Gempa Jogja sudah berlalu sekitar 1 dekade lebih, namun rasa trauma masih melekat dalam diri saya. Pasalnya, kota Klaten tempat tinggal saya, yang lokasinya tidak jauh dari Jogja, tidak luput terkena dampak dari gempa tersebut. Saya menjadi saksi bagaimana rumah-rumah luluh lantak dalam kurun waktu kurang dari 1 menit.
Pagi itu, tanggal 27 Mei 2006, saya masih mematut jilbab di depan cermin. Saat itu saya duduk di bangku kelas XII SMA. Seperti biasanya, jam-jam tersebut Bapak melihat berita di TV sedangkan ibu sibuk membuat sarapan di dapur. Mas Joko, kakak ketiga saya, masih tidur pulas karena semalam kami main games virtual cops.
Tidak ada firasat apa-apa, tiba-tiba ada guncangan pelan tetapi lama-kelaman semakin kencang. Saya refleks keluar rumah sambil meneriaki seisi rumah untuk ikut keluar. Tidak lama, Mas Joko berlari keluar dan berdiri bersisian dengan saya di bawah pohon yang jauh dengan bangunan. Kami berdua panik menyaksikan rumah kami dan rumah tetangga rubuh satu per satu .
Mas Jundi, kakak kedua saya, keluar rumah dengan terhuyung dan berkucuran darah di kepalanya. Bapak masih shock. Beliau bertahan di kamar tamu karena panik takut terkena robohan tembok. Bagian ruang tamu temboknya sedikit doyong, tetapi tidak roboh, sehingga setelah gempa berhenti, Bapak bergegas keluar dari rumah.
Di luar rumah, kami memeriksa satu per satu anggota keluarga, dan yang belum ada diantara kami adalah ibu. Dapur adalah lokasi yang paling parah karena bangunannya hampir rata dengan tanah. Hati saya sudah ketar ketir membayangkan tentang ibu.
“Buuuuuk. Ibuuuuuuk” saya memanggil-manggil namanya sambil hati-hati menginjak puing-puing tembok. Mas Joko dan Bapak juga melakukan hal yang sama. Mas Jundi duduk di depan dengan istri dan anaknya karena wajahnya pucat banyak kehilangan darah.
Ibu tertindih tembok utama bangunan rumah. Beruntungnya, tubuhnya hanya terkunci di dalam (tidak benar-benar tertindih). Temboknya doyong menyamping dan ibu tidak bisa keluar. Butuh beberapa waktu untuk Mas Joko, Bapak dibantu beberapa tetangga mengevakuasi Ibu. Ibu pingsan dan baru sadar sore harinya.

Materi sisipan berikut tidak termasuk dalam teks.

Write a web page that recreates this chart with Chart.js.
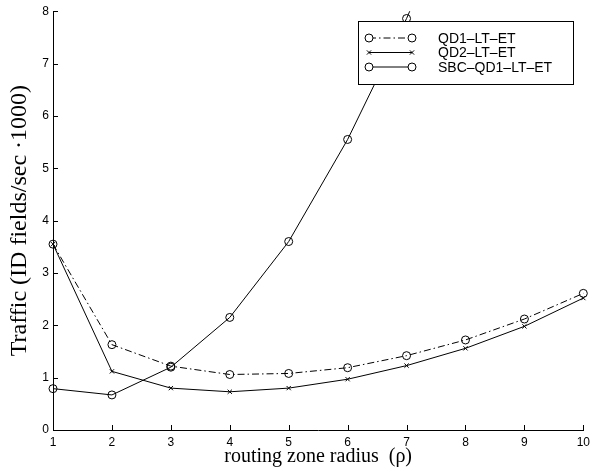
<!DOCTYPE html>
<html lang="en">
<head>
    <meta charset="UTF-8">
    <title>Traffic vs routing zone radius</title>
    <style>
        body { margin: 0; background: #fff; }
        canvas { display: block; }
    </style>
    <script src="https://cdn.jsdelivr.net/npm/chart.js@4.4.1/dist/chart.umd.min.js"></script>
</head>
<body>
    <canvas id="trafficChart" width="595" height="471"></canvas>

    <script>
        // values
        const rho = [1, 2, 3, 4, 5, 6, 7, 8, 9, 10];
        const qd1 = [3.55, 1.63, 1.22, 1.06, 1.08, 1.19, 1.42, 1.72, 2.12, 2.61];
        const qd2 = [3.55, 1.12, 0.80, 0.73, 0.80, 0.97, 1.23, 1.56, 1.98, 2.52];
        const sbc = [0.79, 0.67, 1.20, 2.15, 3.60, 5.55, 7.86, 10.45, null, null];
        const yTicks = [0, 1, 2, 3, 4, 5, 6, 7, 8];
        const seriesNames = ['QD1\u2013LT\u2013ET', 'QD2\u2013LT\u2013ET', 'SBC\u2013QD1\u2013LT\u2013ET'];

        const tickFont = { family: 'Liberation Sans, Arial, sans-serif', size: 12 };
        const xTitleFont = { family: 'Liberation Serif, Times New Roman, serif', size: 20 };
        const yTitleFont = { family: 'Liberation Serif, Times New Roman, serif', size: 24 };

        // MATLAB style: tick marks drawn inward from the axis lines
        const inwardTicks = {
            id: 'inwardTicks',
            afterDraw(chart) {
                const ctx = chart.ctx;
                const x = chart.scales.x, y = chart.scales.y;
                const area = chart.chartArea;
                ctx.save();
                ctx.strokeStyle = '#000';
                ctx.lineWidth = 1;
                ctx.beginPath();
                rho.forEach(v => {
                    const px = Math.round(x.getPixelForValue(v)) + 0.5;
                    ctx.moveTo(px, area.bottom);
                    ctx.lineTo(px, area.bottom - 5);
                });
                yTicks.forEach(v => {
                    const py = Math.round(y.getPixelForValue(v)) + 0.5;
                    ctx.moveTo(area.left, py);
                    ctx.lineTo(area.left + 5, py);
                });
                ctx.stroke();
                ctx.restore();
            }
        };

        // boxed legend inside the plot, top right
        const boxLegend = {
            id: 'boxLegend',
            afterDraw(chart) {
                const ctx = chart.ctx;
                const bx = 358.5, by = 21.5, bw = 215, bh = 63;
                ctx.save();
                ctx.fillStyle = '#fff';
                ctx.strokeStyle = '#000';
                ctx.lineWidth = 1;
                ctx.fillRect(bx, by, bw, bh);
                ctx.strokeRect(bx, by, bw, bh);
                ctx.font = '14px Liberation Sans, Arial, sans-serif';
                ctx.textBaseline = 'middle';
                ctx.textAlign = 'left';
                chart.data.datasets.forEach((ds, i) => {
                    const ry = 38 + i * 14.5;
                    const x0 = 369, x1 = 412;
                    ctx.strokeStyle = '#000';
                    ctx.beginPath();
                    ctx.setLineDash(ds.borderDash || []);
                    ctx.moveTo(x0, ry);
                    ctx.lineTo(x1, ry);
                    ctx.stroke();
                    ctx.setLineDash([]);
                    [x0, x1].forEach(px => {
                        ctx.fillStyle = '#fff';
                        Chart.helpers.drawPoint(ctx, {
                            pointStyle: ds.pointStyle,
                            radius: ds.pointRadius,
                            borderWidth: 1
                        }, px, ry);
                    });
                    ctx.fillStyle = '#000';
                    ctx.fillText(seriesNames[i], 438, ry + 1);
                });
                ctx.restore();
            }
        };

        const common = {
            borderColor: '#000',
            backgroundColor: 'rgba(0,0,0,0)',
            pointBorderColor: '#000',
            pointBackgroundColor: 'rgba(0,0,0,0)',
            borderWidth: 1,
            pointBorderWidth: 1,
            tension: 0,
            spanGaps: false,
            clip: { left: 8, right: 8, top: 0, bottom: 8 }
        };

        new Chart(document.getElementById('trafficChart'), {
            type: 'line',
            data: {
                labels: rho,
                datasets: [
                    Object.assign({}, common, {
                        label: seriesNames[0],
                        data: rho.map((r, i) => ({ x: r, y: qd1[i] })),
                        borderDash: [7, 3, 1.5, 3],
                        pointStyle: 'circle',
                        pointRadius: 4
                    }),
                    Object.assign({}, common, {
                        label: seriesNames[1],
                        data: rho.map((r, i) => ({ x: r, y: qd2[i] })),
                        pointStyle: 'crossRot',
                        pointRadius: 3
                    }),
                    Object.assign({}, common, {
                        label: seriesNames[2],
                        data: rho.map((r, i) => ({ x: r, y: sbc[i] })),
                        pointStyle: 'circle',
                        pointRadius: 4
                    })
                ]
            },
            options: {
                responsive: false,
                animation: false,
                layout: { padding: { left: 0, right: 7, top: 10, bottom: 0 } },
                scales: {
                    x: {
                        type: 'linear',
                        min: 1,
                        max: 10,
                        afterBuildTicks: s => { s.ticks = rho.map(v => ({ value: v })); },
                        afterFit: s => { s.height = 41; },
                        grid: { display: false, drawTicks: false },
                        border: { display: true, color: '#000', width: 1 },
                        ticks: { color: '#000', font: tickFont, padding: 5, maxRotation: 0 },
                        title: {
                            display: true,
                            text: 'routing zone radius  (\u03c1)',
                            color: '#000',
                            font: xTitleFont,
                            padding: { top: 0, bottom: 2 }
                        }
                    },
                    y: {
                        type: 'linear',
                        min: 0,
                        max: 8,
                        afterBuildTicks: s => { s.ticks = yTicks.map(v => ({ value: v })); },
                        afterFit: s => { s.width = 53; },
                        grid: { display: false, drawTicks: false },
                        border: { display: true, color: '#000', width: 1 },
                        ticks: { color: '#000', font: tickFont, padding: 4 },
                        title: {
                            display: true,
                            text: 'Traffic (ID fields/sec \u00b71000)',
                            color: '#000',
                            font: yTitleFont,
                            padding: { top: 5, bottom: 0 }
                        }
                    }
                },
                plugins: {
                    legend: { display: false },
                    tooltip: { enabled: false }
                }
            },
            plugins: [inwardTicks, boxLegend]
        });
    </script>
</body>
</html>
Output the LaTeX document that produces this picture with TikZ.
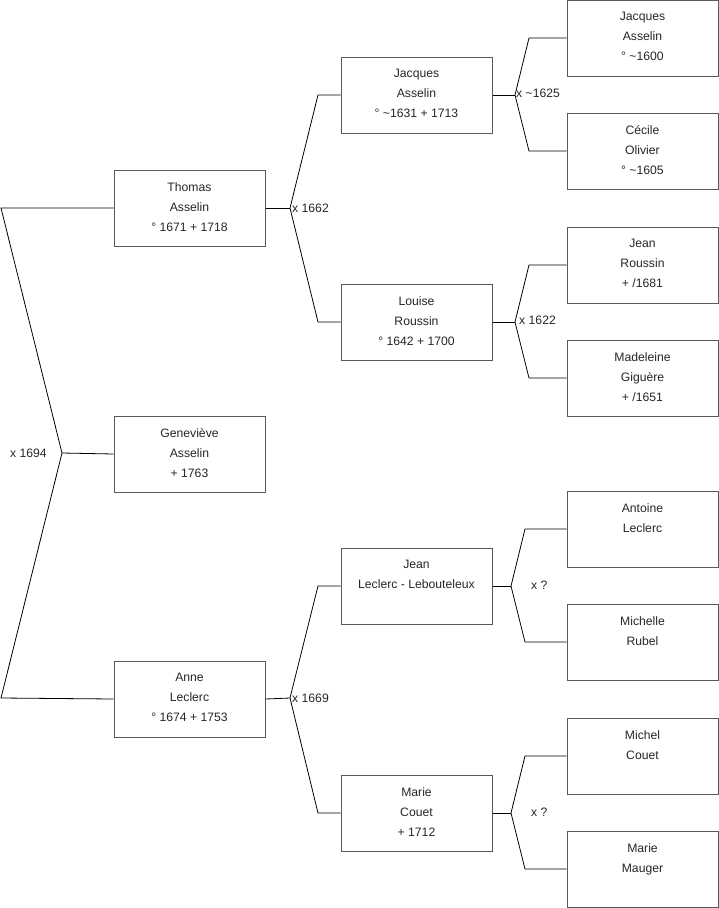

Gempa yang berkekuatan 6,2 SR dengan durasi 57 detik tidak hanya meluluhlantakkan rumah kami, tetapi hampir seluruh rumah warga di desa rata tanah. Kalaupun ada rumah yang masih berdiri, bangunan tersebut tidak layak huni karena rawan roboh.
Menjelang siang, entah darimana asalnya, isu tsunami mengemuka di kampung. Seluruh warga panik dan berbondong-bondong ke arah dataran yang lebih tinggi. Setelah ada informasi dan arahan dari kepala desa kalau informasi tsunami tersebut tidak benar, masyarakat dapat tenang dan mulai kembali ke rumah masing-masing.
Dampak gempa Jogja waktu itu sangat nyata bagi keluarga kami. Kami tidak punya rumah dan bapak ibu kehilangan harta bendanya. Yang lebih memilukan adalah kakek saya meninggal karena tertindih tembok bangunan. Mayat beliau baru berhasil dievakuasi menjelang maghrib dan langsung dimakamkan bersama-sama korban yang lain.